▶ [OBJECTIVE]: In the listing that follows, retype every line from the first through the one containing "annotations = []". Pictures are to be left out.

▶ [RECORDED INFORMATION]:
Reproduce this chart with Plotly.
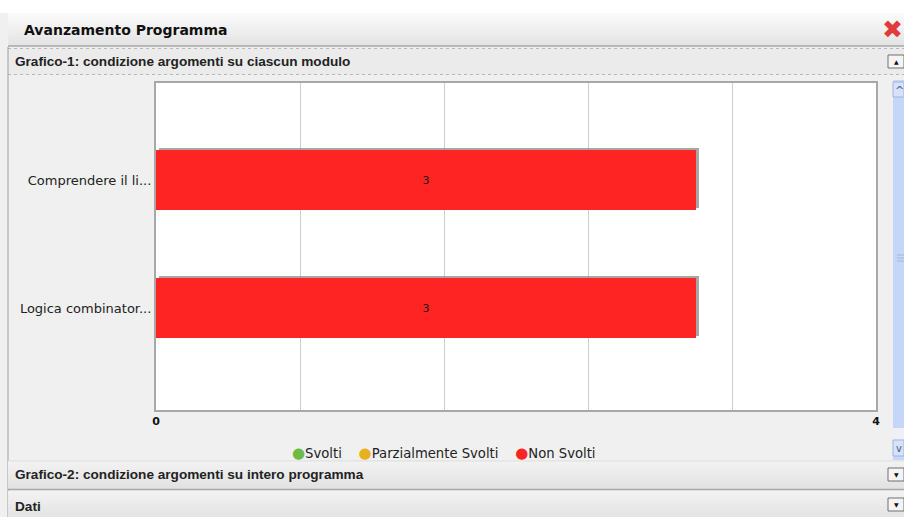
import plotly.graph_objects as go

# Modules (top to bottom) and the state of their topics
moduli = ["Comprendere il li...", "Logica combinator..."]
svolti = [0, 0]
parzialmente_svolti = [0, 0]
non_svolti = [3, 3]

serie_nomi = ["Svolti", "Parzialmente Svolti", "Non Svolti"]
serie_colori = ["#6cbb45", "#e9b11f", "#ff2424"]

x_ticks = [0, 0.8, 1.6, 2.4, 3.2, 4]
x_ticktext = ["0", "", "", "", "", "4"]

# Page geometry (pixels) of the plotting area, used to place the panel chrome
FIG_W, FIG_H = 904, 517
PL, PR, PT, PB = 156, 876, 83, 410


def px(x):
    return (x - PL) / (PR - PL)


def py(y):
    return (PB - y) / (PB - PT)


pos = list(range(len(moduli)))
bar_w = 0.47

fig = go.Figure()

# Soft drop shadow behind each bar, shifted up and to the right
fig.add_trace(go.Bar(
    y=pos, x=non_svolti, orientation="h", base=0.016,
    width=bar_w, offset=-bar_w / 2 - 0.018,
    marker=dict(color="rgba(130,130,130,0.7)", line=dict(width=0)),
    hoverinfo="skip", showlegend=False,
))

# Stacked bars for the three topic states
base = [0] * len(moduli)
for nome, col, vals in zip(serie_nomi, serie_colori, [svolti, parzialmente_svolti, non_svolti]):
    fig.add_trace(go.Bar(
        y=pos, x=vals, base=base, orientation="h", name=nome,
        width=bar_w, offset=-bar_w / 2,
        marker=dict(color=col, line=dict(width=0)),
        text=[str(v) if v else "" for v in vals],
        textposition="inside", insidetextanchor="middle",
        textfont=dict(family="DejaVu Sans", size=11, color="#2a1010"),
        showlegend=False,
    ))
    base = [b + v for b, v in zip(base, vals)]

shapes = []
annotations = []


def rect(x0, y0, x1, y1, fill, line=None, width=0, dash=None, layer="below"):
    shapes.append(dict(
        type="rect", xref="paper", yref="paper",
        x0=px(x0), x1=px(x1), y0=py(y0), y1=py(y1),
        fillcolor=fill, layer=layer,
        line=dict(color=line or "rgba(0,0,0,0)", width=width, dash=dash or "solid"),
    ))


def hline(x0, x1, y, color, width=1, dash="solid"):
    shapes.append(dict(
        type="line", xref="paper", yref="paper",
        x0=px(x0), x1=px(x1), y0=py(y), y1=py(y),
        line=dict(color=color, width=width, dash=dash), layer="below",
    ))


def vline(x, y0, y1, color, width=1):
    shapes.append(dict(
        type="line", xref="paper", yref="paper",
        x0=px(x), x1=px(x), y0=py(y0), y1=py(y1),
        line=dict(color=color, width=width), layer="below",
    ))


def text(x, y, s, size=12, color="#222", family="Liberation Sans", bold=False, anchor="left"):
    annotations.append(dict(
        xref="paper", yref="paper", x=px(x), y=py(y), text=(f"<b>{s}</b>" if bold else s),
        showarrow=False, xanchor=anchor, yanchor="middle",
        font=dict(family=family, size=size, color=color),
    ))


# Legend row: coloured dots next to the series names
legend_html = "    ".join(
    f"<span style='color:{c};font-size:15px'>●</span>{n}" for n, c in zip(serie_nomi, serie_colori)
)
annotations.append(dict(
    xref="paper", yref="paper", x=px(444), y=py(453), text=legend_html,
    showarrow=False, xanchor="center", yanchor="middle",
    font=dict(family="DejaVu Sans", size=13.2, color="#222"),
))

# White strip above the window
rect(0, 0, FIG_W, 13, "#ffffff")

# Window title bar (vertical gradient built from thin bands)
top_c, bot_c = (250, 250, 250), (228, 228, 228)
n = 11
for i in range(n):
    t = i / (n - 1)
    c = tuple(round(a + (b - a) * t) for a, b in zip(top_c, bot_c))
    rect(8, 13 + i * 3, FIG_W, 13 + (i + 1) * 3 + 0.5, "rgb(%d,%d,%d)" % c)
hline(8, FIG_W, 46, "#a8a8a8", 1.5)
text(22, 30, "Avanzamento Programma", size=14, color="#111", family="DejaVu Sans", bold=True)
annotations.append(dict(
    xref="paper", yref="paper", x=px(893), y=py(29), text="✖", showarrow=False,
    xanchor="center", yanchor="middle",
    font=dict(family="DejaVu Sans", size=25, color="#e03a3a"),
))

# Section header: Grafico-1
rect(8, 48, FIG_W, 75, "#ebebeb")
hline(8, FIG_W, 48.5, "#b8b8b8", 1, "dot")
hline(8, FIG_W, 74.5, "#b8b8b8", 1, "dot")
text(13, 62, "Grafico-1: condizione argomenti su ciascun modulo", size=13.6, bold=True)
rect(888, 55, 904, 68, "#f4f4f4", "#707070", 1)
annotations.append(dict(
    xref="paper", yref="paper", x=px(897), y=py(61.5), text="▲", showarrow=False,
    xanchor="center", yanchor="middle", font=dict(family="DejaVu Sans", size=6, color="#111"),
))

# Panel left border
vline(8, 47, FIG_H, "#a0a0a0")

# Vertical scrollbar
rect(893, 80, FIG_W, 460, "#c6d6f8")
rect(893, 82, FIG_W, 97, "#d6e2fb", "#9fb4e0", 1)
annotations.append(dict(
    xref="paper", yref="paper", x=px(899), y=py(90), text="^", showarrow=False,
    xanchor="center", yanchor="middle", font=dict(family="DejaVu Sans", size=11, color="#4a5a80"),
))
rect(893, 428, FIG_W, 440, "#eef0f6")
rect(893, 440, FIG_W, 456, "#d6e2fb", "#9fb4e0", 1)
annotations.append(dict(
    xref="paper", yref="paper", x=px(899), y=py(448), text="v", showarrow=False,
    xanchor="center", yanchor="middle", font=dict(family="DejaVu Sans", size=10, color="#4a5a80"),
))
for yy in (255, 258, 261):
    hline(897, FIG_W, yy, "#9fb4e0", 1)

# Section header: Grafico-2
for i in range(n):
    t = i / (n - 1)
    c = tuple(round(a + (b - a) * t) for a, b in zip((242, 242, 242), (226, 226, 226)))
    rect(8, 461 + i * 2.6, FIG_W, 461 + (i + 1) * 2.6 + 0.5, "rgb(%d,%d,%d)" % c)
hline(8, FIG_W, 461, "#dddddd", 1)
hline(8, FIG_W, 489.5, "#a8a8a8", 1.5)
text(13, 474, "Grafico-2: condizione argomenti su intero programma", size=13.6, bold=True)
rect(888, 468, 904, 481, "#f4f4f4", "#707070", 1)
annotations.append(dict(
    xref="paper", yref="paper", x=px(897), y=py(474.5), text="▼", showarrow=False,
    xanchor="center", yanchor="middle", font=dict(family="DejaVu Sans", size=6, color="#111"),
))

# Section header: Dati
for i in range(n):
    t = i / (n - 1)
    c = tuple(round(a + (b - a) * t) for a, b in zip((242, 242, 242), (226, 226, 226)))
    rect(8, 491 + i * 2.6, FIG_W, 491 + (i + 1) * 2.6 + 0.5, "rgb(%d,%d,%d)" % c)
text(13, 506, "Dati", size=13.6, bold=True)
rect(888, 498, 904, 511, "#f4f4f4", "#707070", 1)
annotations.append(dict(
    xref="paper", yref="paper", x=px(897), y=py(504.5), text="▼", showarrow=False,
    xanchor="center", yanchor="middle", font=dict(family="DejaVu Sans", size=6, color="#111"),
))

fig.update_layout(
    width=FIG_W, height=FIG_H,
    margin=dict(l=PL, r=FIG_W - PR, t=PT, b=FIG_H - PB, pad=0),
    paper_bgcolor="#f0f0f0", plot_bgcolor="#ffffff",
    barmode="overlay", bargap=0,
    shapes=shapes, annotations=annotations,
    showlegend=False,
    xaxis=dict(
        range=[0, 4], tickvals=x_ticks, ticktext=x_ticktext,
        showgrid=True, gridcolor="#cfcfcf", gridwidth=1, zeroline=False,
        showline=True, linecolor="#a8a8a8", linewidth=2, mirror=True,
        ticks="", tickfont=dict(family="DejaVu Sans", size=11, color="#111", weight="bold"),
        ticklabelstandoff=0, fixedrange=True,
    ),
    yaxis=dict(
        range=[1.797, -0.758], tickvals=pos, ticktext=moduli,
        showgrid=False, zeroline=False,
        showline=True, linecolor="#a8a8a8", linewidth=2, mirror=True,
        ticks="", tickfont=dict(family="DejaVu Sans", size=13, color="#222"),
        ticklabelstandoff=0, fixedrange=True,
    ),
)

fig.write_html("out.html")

▶ [SOLUTION TO THE PROBLEM]:
Reproduce this chart with Plotly.
import plotly.graph_objects as go

# Modules (top to bottom) and the state of their topics
moduli = ["Comprendere il li...", "Logica combinator..."]
svolti = [0, 0]
parzialmente_svolti = [0, 0]
non_svolti = [3, 3]

serie_nomi = ["Svolti", "Parzialmente Svolti", "Non Svolti"]
serie_colori = ["#6cbb45", "#e9b11f", "#ff2424"]

x_ticks = [0, 0.8, 1.6, 2.4, 3.2, 4]
x_ticktext = ["0", "", "", "", "", "4"]

# Page geometry (pixels) of the plotting area, used to place the panel chrome
FIG_W, FIG_H = 904, 517
PL, PR, PT, PB = 156, 876, 83, 410


def px(x):
    return (x - PL) / (PR - PL)


def py(y):
    return (PB - y) / (PB - PT)


pos = list(range(len(moduli)))
bar_w = 0.47

fig = go.Figure()

# Soft drop shadow behind each bar, shifted up and to the right
fig.add_trace(go.Bar(
    y=pos, x=non_svolti, orientation="h", base=0.016,
    width=bar_w, offset=-bar_w / 2 - 0.018,
    marker=dict(color="rgba(130,130,130,0.7)", line=dict(width=0)),
    hoverinfo="skip", showlegend=False,
))

# Stacked bars for the three topic states
base = [0] * len(moduli)
for nome, col, vals in zip(serie_nomi, serie_colori, [svolti, parzialmente_svolti, non_svolti]):
    fig.add_trace(go.Bar(
        y=pos, x=vals, base=base, orientation="h", name=nome,
        width=bar_w, offset=-bar_w / 2,
        marker=dict(color=col, line=dict(width=0)),
        text=[str(v) if v else "" for v in vals],
        textposition="inside", insidetextanchor="middle",
        textfont=dict(family="DejaVu Sans", size=11, color="#2a1010"),
        showlegend=False,
    ))
    base = [b + v for b, v in zip(base, vals)]

shapes = []
annotations = []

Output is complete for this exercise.